What you are describing points to failed caulking on the front roof seam and or a corner molding seal failure. This is the seal between the rubber roof and the front wall and or the seal between the corner moldings the roof or the front wall. The same issue can occur on an aluminum sided camper too.
Up on the roof, does the rubber feel bouncy like a tire inner tube/rubber band or more stiff but flexible like a normal Sunline roof? I know you may not know what a normal Sunline roof feels like, but you know what a rubber band feels like. Your camper may have a walk on roof I just do not know if it goes all the way to the front. Even walk on roofs with leaks rot out the wood decking and the rubber can still feel have a tire tube rubber band effect when pressed.
You ideally "do not" fix this from the inside of the camper. Meaning do not take the inside walls apart as your first method of fixing this. You fix this from the outside in. This way you do not damage the inside of the camper and you can repair the wall board in some cases from the outside. If the wall board inside is totally gone, then you do an outside and inside repair but only after starting on the outside in.
I am working on a post now showing how to do this on an aluminum sided camper. Sorry did not finish the job yet but will soon, so stay tuned for daily updates....
http://www.sunlineclub.com/forums/f7...2-a-18706.html
This other post will also show how to fix this but is part of a roof replacement post. It shows the front seam and the corner moldings. How they come apart and how they go back together. There are a lot of good pic's in this post that will help. This will show the magnitude of a front wall repair and if this is something you want to take on.
http://www.sunlineclub.com/forums/f7...avy-16834.html
The difference is, your camper has the fiberglass wall panels and not the aluminum siding. By your pics, Sunline created the sealing system the same between the aluminum sided campers and your fiberglass panel camper.
I "believe" they glued the thin FRP (fiberglass reinforced panel) to a thin sheet of luan plywood and use that as the outside wall board. I "believe" when you take the front corner moldings, the top room seam molding off, and in your case a bottom front molding, the entire front panel will come off. That is if they did not staple the luan on it on at the wall studs before gluing the FRP panels on. That is an unknown for me at this point as I have not yet had a SE option Sunline apart but that is how many of the RV builders of the time did this before the newer vacuum bonding process started. If you can take some pics of the side and bottom front moldings I can confirm they sealed it up just like the aluminum skinned campers.

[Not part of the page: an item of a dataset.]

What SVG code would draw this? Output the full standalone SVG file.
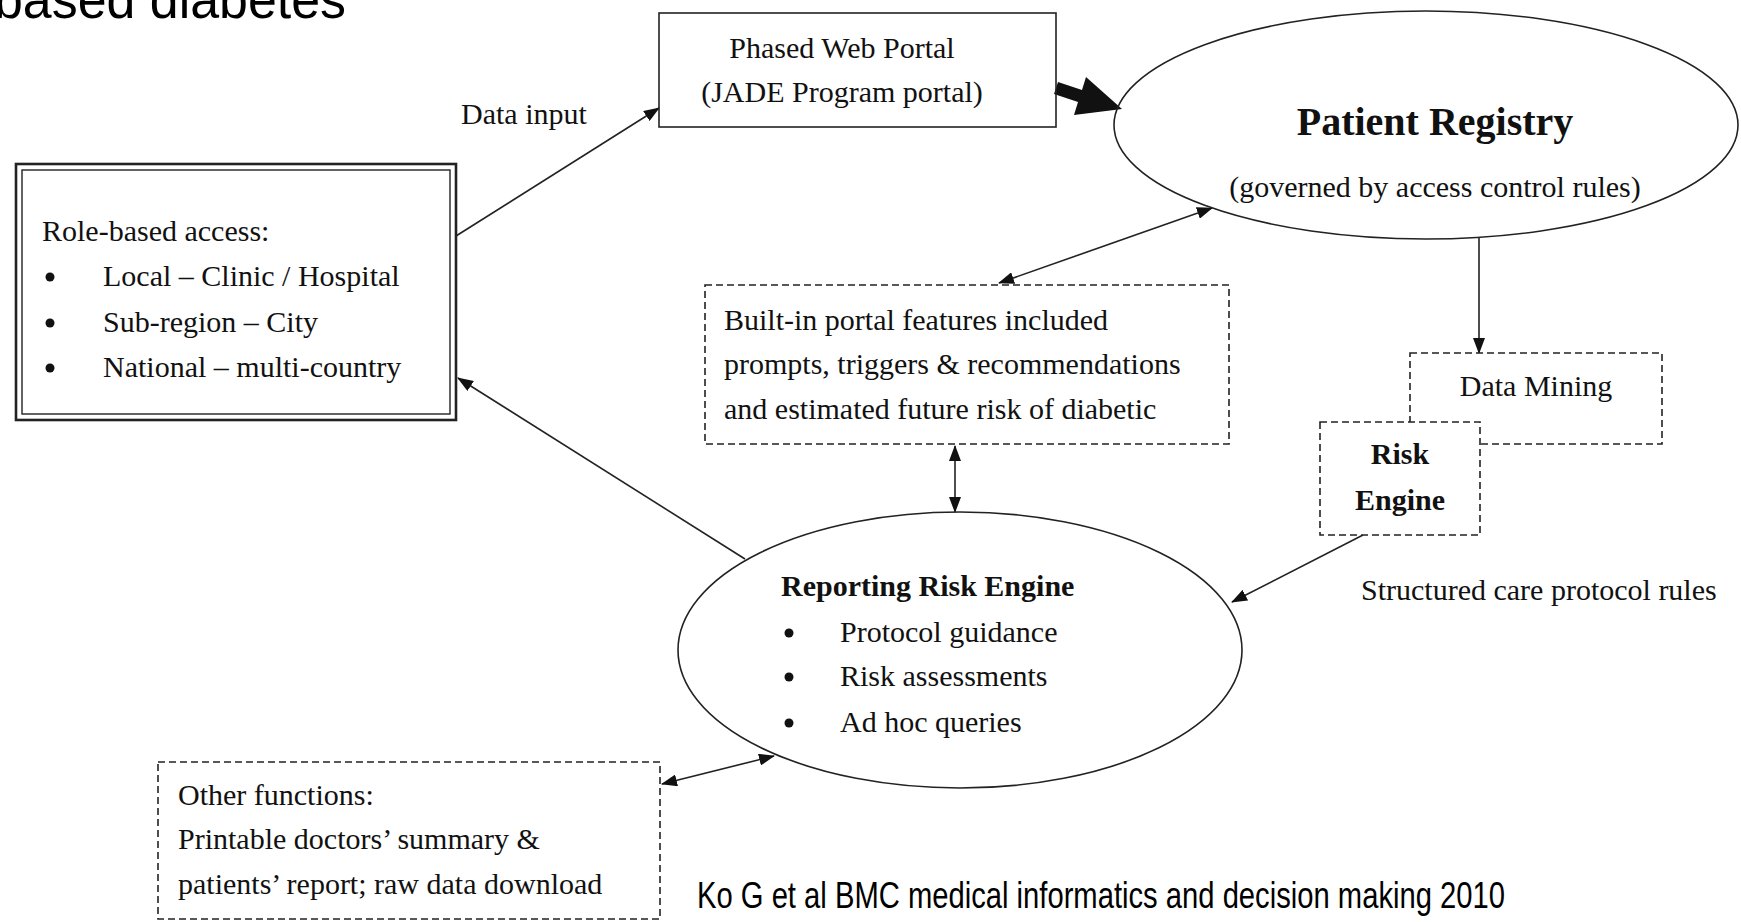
<svg xmlns="http://www.w3.org/2000/svg" width="1741" height="922" viewBox="0 0 1741 922">
<defs>
<style>
.t{font-family:"Liberation Serif","Times New Roman",serif;font-size:30px;fill:#111}
.b{font-weight:bold}
.big{font-size:40px}
.box{fill:none;stroke:#222;stroke-width:1.6}
.dash{fill:#fff;stroke:#222;stroke-width:1.6;stroke-dasharray:7 4}
.ell{fill:none;stroke:#222;stroke-width:1.6}
.ln{fill:none;stroke:#222;stroke-width:1.6}
.arr{marker-end:url(#ah)}
.dbl{marker-end:url(#ah);marker-start:url(#ah)}
.sans{font-family:"Liberation Sans",Arial,sans-serif;fill:#000}
</style>
<marker id="ah" viewBox="0 0 16 12" refX="15" refY="6" markerWidth="16" markerHeight="12" markerUnits="userSpaceOnUse" orient="auto-start-reverse">
<path d="M0,0 L16,6 L0,12 z" fill="#111"/>
</marker>
</defs>
<rect width="1741" height="922" fill="#fff"/>
<text class="sans" x="-6" y="18" font-size="54" textLength="352" lengthAdjust="spacingAndGlyphs">based diabetes</text>

<g id="connectors">
<line class="ln arr" x1="456" y1="236" x2="659" y2="108"/>
<polygon points="1054,94 1078,102 1074,115 1122,109 1086,77 1082,90 1058,82" fill="#111"/>
<line class="ln dbl" x1="999" y1="283" x2="1212" y2="208"/>
<line class="ln dbl" x1="955" y1="446" x2="955" y2="512"/>
<line class="ln arr" x1="745" y1="559" x2="458" y2="378"/>
<line class="ln arr" x1="1479" y1="238" x2="1479" y2="353"/>
<line class="ln arr" x1="1363" y1="535" x2="1232" y2="602"/>
<line class="ln dbl" x1="662" y1="784" x2="774" y2="756"/>
</g>

<g id="label-data-input"><text class="t" x="461" y="124">Data input</text></g>

<g id="phased-portal">
<rect class="box" x="659" y="13" width="397" height="114"/>
<text class="t" x="842" y="58" text-anchor="middle">Phased Web Portal</text>
<text class="t" x="842" y="102" text-anchor="middle">(JADE Program portal)</text>
</g>

<g id="patient-registry">
<ellipse class="ell" cx="1426" cy="125" rx="312" ry="114"/>
<text class="t b big" x="1435" y="135" text-anchor="middle">Patient Registry</text>
<text class="t" x="1435" y="197" text-anchor="middle">(governed by access control rules)</text>
</g>

<g id="role-access">
<rect x="16" y="164" width="440" height="256" fill="none" stroke="#222" stroke-width="2.6"/>
<rect x="22" y="170" width="428" height="244" fill="none" stroke="#222" stroke-width="1.4"/>
<text class="t" x="42" y="241">Role-based access:</text>
<circle cx="50" cy="277" r="4.5" fill="#111"/>
<text class="t" x="103" y="286">Local – Clinic / Hospital</text>
<circle cx="50" cy="323" r="4.5" fill="#111"/>
<text class="t" x="103" y="332">Sub-region – City</text>
<circle cx="50" cy="368" r="4.5" fill="#111"/>
<text class="t" x="103" y="377">National – multi-country</text>
</g>

<g id="built-in-features">
<rect class="dash" x="705" y="285" width="524" height="159"/>
<text class="t" x="724" y="330">Built-in portal features included</text>
<text class="t" x="724" y="374">prompts, triggers &amp; recommendations</text>
<text class="t" x="724" y="419">and estimated future risk of diabetic</text>
</g>

<g id="data-mining">
<rect class="dash" x="1410" y="353" width="252" height="91"/>
<text class="t" x="1536" y="396" text-anchor="middle">Data Mining</text>
</g>

<g id="risk-engine">
<rect class="dash" x="1320" y="422" width="160" height="113"/>
<text class="t b" x="1400" y="464" text-anchor="middle">Risk</text>
<text class="t b" x="1400" y="510" text-anchor="middle">Engine</text>
</g>

<g id="label-structured"><text class="t" x="1361" y="600">Structured care protocol rules</text></g>

<g id="reporting-risk-engine">
<ellipse class="ell" cx="960" cy="650" rx="282" ry="138"/>
<text class="t b" x="781" y="596">Reporting Risk Engine</text>
<circle cx="789" cy="633" r="4.5" fill="#111"/>
<text class="t" x="840" y="642">Protocol guidance</text>
<circle cx="789" cy="677" r="4.5" fill="#111"/>
<text class="t" x="840" y="686">Risk assessments</text>
<circle cx="789" cy="723" r="4.5" fill="#111"/>
<text class="t" x="840" y="732">Ad hoc queries</text>
</g>

<g id="other-functions">
<rect class="dash" x="158" y="762" width="502" height="157"/>
<text class="t" x="178" y="805">Other functions:</text>
<text class="t" x="178" y="849">Printable doctors’ summary &amp;</text>
<text class="t" x="178" y="894">patients’ report; raw data download</text>
</g>

<g id="citation">
<text class="sans" x="697" y="908" font-size="37" textLength="808" lengthAdjust="spacingAndGlyphs">Ko G et al BMC medical informatics and decision making 2010</text>
</g>
</svg>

Since you have the front window out, does the wallboard move away from the wood frame enough to see the front wall board construction? Take some pics and post. For a curved front wall they may have also used a heavy thick corrugated board to bond the FRP panel too and not luan. That method was also common in RV industry back in the mid 2,000's.
This repair is not a small one. More investigation will be needed to determine how far the water infection has spread "before" you start a repair like this. The moisture meter will work on the inside of the camper scanning into the wall and it should work on the outside of the camper scanning inwards. What brand and model meter are you using?
The meter will find metal blips in the wall that will spike the meter as it reads metal like water. But a metal blip is very small and stops and starts fast. A water infection is very large area, not a screw, wire or piece of conduit in the wall stud that comes and goes quick. Ideally you scan the wall from roof top to bottom and see how far the readings go until they get to zero or below 10%. That is if they get that low. If the camper has had a roof leak for a long time, water can find its wall all the way down under the floor. Scan the black plastic membrane on the bottom looking up and it will confirm moisture is in the basement or not. And scan the floor itself.
Also do the side walls starting at the corner and working towards the back of the camper. This will tell if the moisture is around the corner and partly involving the side walls. Ideally you can create a picture or diagram of the moisture readings. Something like this where the red is the wet area and everything outside it is dry. And let use know the wet moisture numbers.
The inside problem
The outside problem area, all the same window leak.
We can then better tell how big or small this job may be. It really depends on how long the leak has been ongoing. If it just happened not long ago, odds are a lot better the leak is not that far spread. If it happened a few years ago, then it will be spread all that much further.
Once you know how large the water infection is, you have some decisions to think through on what to do. Repair it totally, stop the leak to buy time to later do a total repair or some other combination.